The federal government has reversed its stance on whether recruitment companies can be considered eligible to sponsor offshore labour, following a meeting with Australia's primary information technology recruitment industry association.
The government now claims its crackdown on the sector -- signalled by a Department of Immigration and Multicultural and Indigenous Affairs (DIMIA) ruling that recruitment companies could no longer qualify as direct employers -- was designed only to target those contract-management companies who were trying to subvert visa regulations.
Had the original ruling -- reported by several media outlets and confirmed to ZDNet Australia late last month -- stood, several thousand imported information technology professionals working on 457 visas would have been affected.

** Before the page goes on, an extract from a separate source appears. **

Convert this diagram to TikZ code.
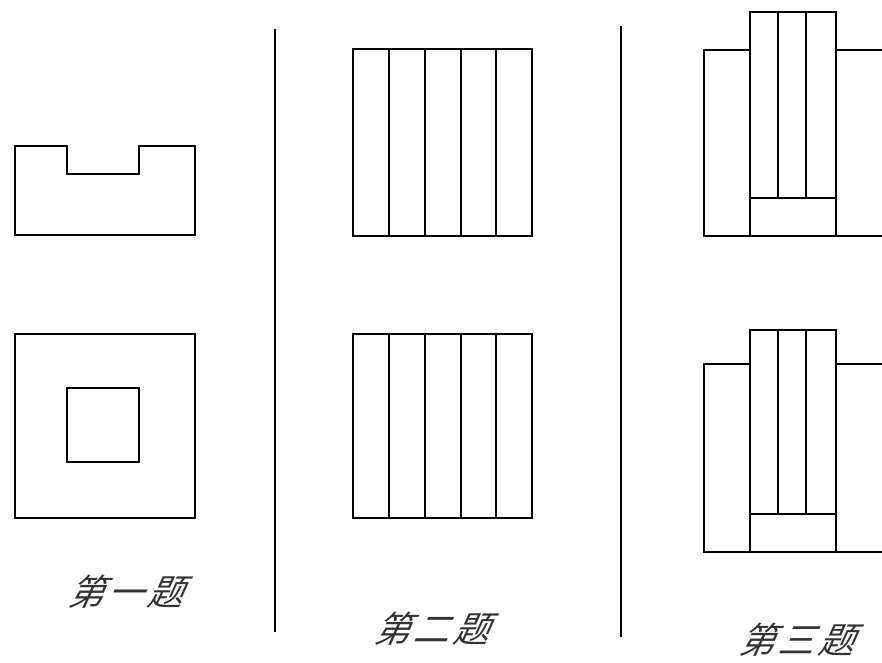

At the time, a DIMIA spokeswoman said the department's interpretation of the regulation would forbid recruitment companies from qualifying as direct employers under the scheme.
"If these people are being sponsored in any way they have to be sponsored by the employer, not by the recruitment companies," said the spokeswoman.
However, DIMIA's public affairs team has now denied ever making the statement, saying only that it was designed to stop contract-management companies abusing the regulations. It is understood that some companies were bringing migrants into the country before placing them in work as means of side-stepping Australian migration restrictions.
A spokesperson for the IT Consultant and Recruitment Association (ITCRA) said its membership "went ballistic" when they read media reports suggesting that recruitment companies were no longer eligible for 457 visas.
ITCRA vice president, Mike Weale, accused journalists of failing to check with ITCRA or DIMIA before publishing "misinformation" that was "peddled" by spokespeople for unnamed organisations.
Weale says the group's members have been the victims of a smear campaign.
"I am starting to question their motives for blatantly misinforming the readership and can only deduct that their objective is often nothing more than to besmirch the reputation of the recruitment industry or just to put out a mischievous story to [the] content-starved IT media sector," said Weale.
DIMIA's change of heart followed a meeting between a senior DIMIA official and ITCRA.
Recruitment companies have until 1 March next year to comply with DIMIA's new regulations preventing specialist management companies handling 457 visa applications on their behalf.
ZDNet Australia’s Andrew Colley reported from Sydney.